Andalusia is ruled by a Caliph, who has two sons, one a follower of Averroes, the other a party animal who is lured into the camp of fundamentalists. One feels of these fundamentalists, as one often does about the type in general, that they're driven not so much by what they believe, as by their fear or envy of those who do not agree. The movie argues that a belief that cannot stand up to free debate is not a belief worth holding.
Political intrigue is rife in the area. The Caliph supports Averroes, but is opposed by a cult that hopes to overthrow him. Meanwhile, his oldest son is concealing a forbidden love with a gypsy woman, and his trusted adviser is working both sides of the street. A secret project is set in motion to copy the writings of Averroes and spirit them far away, in case the tide turns and his books are burned again (a good possibility).

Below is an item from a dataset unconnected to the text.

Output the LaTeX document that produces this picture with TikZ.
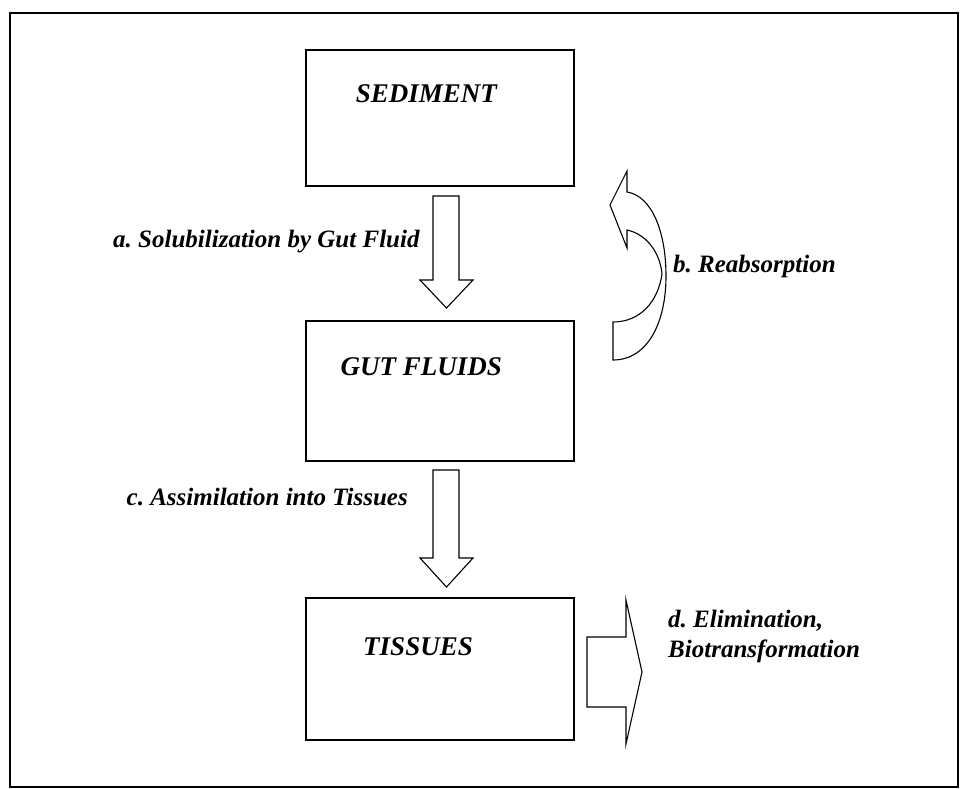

Much of the film's interest comes from historical details. We hear of the great Arabic contributions to mathematics, and we see a fascinating invention, a telescope that uses the magnifying power of water in order to work. We see a society that is part European, part Arabic, in which Islam is as much a political movement as a religious one. And then there is the uncanny way the characters have of looking toward the camera and simply breaking out into song. (I was reminded of Woody Allen's "Everyone Says I Love You,'' which was equally direct in the way ordinary people moved from speech to singing.) There are places in the world where "Destiny,'' directed by the veteran Egyptian filmmaker Youssef Chahine, would be controversial--even dangerous. In those places, the music and romance will help find a wider audience for a charged message. The interest in this country is more indirect. The film is naive and simple at times, even clumsy in its musical sequences, and yet lurking beneath its story is a conflict between rationalism and fundamentalism that is as fraught today as it ever was.
As I write these words, Serbs are slaughtering ethnic Albanians, and we are bombing Serbs. All because of religious and ethnic differences that date almost to the period of this film. At the end of "Destiny,'' Chahine quotes Averroes: "Ideas have wings. No one can stop their flight.'' Heartening words. But are they flying or fleeing?